Licorice Pizza – Film Review

I have always been a big sucker for a good coming of age story.

Whether it be one with a difference like Acolytes or one that is a little more traditional like Almost Famous, I always find them intriguing to watch because I feel that it is the one genre that every filmmaker can put a little bit of themselves into. After all, we were all teenagers once.

It was because of that intrigue that my interest was sparked when I discovered that director Paul Thomas Anderson was making a coming-of-age film. Anderson has been a director that I have felt to drawn to ever since I obtained a VHS copy of Boogie Nights. He has a style of filmmaking that fascinates me; a style that reminds me of the reason why I fell in love with cinema in the first place. He doesn’t go for over the top action or set pieces, instead he likes to capture the environment in which the film is set and tells a good story while he has his audience immersed within it.

His latest film, Licorice Pizza, puts his audience in a time machine and takes them back to the early 70s, to a time when kids had the freedom to dream without the pressures of social media and the likes that we endure today.

Anderson’s hero Gary, Cooper Hoffman in his acting debut, is a teenager who has made a career for himself as a child actor. From the money he has earned, he sets up a small business which sees him sell whatever fad is in fashion at that time, always seeking to jump on anything that will help make him money.

One day at school, he meets school photography assistant Alana, first-time actress Alana Haim, a woman that he says he instantly knows is the woman that he wants to marry one day. However, being older than Gary, Alana decides that she is not as eager for a relationship as he is, instead seeming to take pleasure stringing him along as she tries to advance in a number of ways both professionally and romantically. Meanwhile Gary goes from scheme to scheme doing whatever he can to try and get Alana involved so that she can be close to him.

I can be honest and say that this is not the kind of film that the average popcorn film fan is going to enjoy. Anderson’s films rarely are. Instead, I found what he has created here appears to take on the feel of the TV show The Wonder Years mixed with the quirkiness that seems to come with Anderson’s films.
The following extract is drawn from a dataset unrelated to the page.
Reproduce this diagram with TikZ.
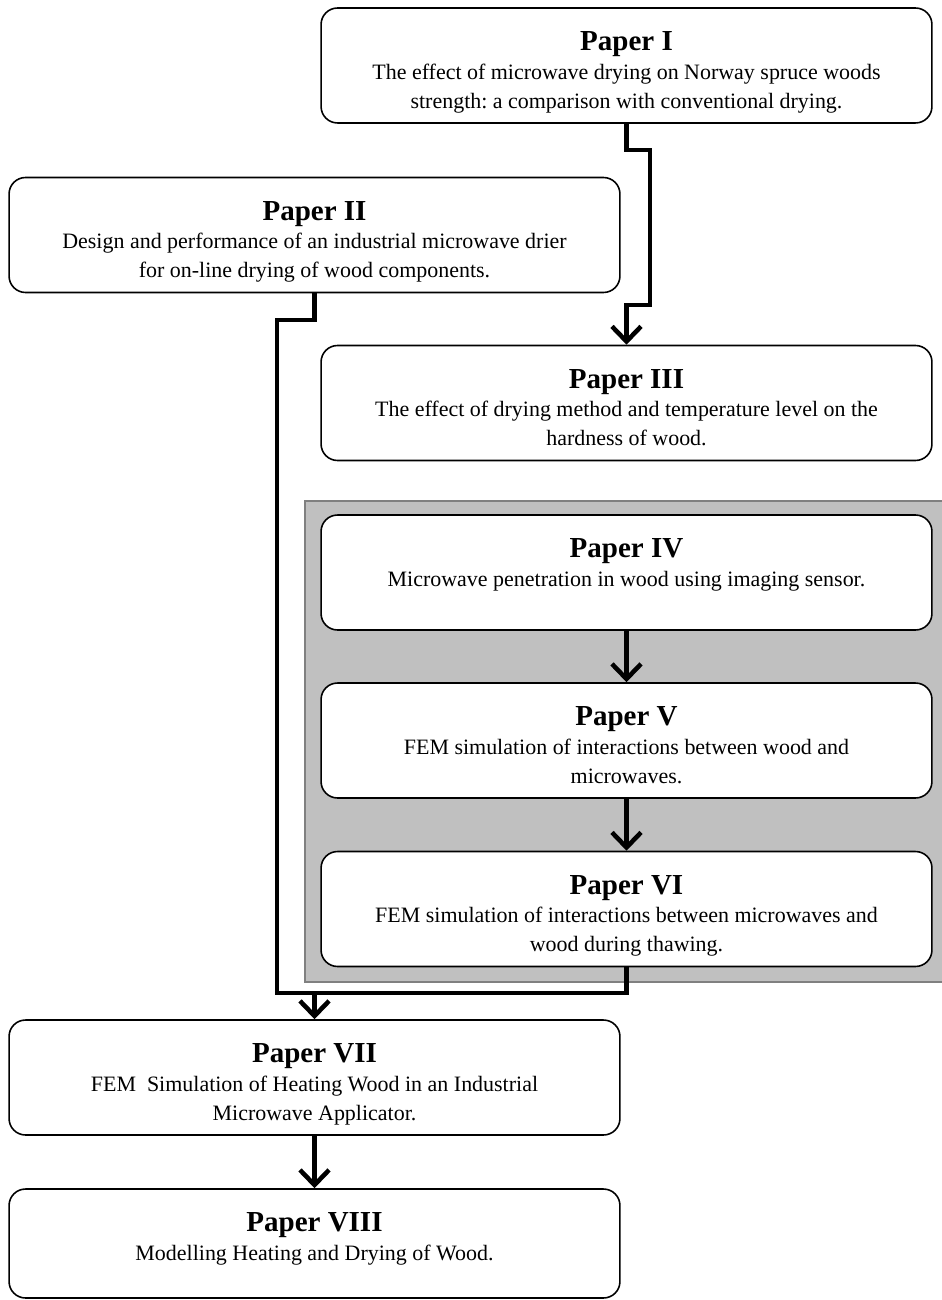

One of the thrills that I found with this film, is the fact that with Anderson’s style of filmmaking, you never really know what to expect next. One moment the characters are going along their merry way and the next, one is being arrested. With that sense of unpredictability, you can’t but at times wonder the consequences of the characters that you are being drawn closer to, especially when it seems like Alana is playing a dangerous game of flirtation with the likes of the crazy Jack Holden (Sean Penn).

Likewise, you find yourself wondering whether these guys that Alana is drawing into her life are going to one day have a problem with Gary. The suspense of this and their escapades, outweigh the anticipation on whether or not Gary and Alana will eventually get together.

Then there are the quirky characters that appear not only make the story move along but to bring a smile to your face as well. The king of them here is Bradley Cooper’s character Jon Peters, an unhinged actor who comes into Alana and Gary’s world when they deliver a waterbed to his home. Every minute that Cooper is on-screen is a scream and he steals the show with a brilliant performance.

Not to take anything from the two leads that Anderson has plucked from acting obscurity. Cooper Hoffman, the son of late actor Philip Seymour Hoffman, has the same effortless commanding performance that his father had, while singer-turned-actress Alana Haim is a natural performer. Both of which may have been unheard of before this film, but they certainly won’t be after its release.

Licorice Pizza is highly recommended for those that like a serious story with slight pieces of quirky humour throughout. It is the kind of film where you find yourself being drawn closer and closer to the characters on-screen, even though sometimes their actions may frustrate you. This is one for the true cinephile.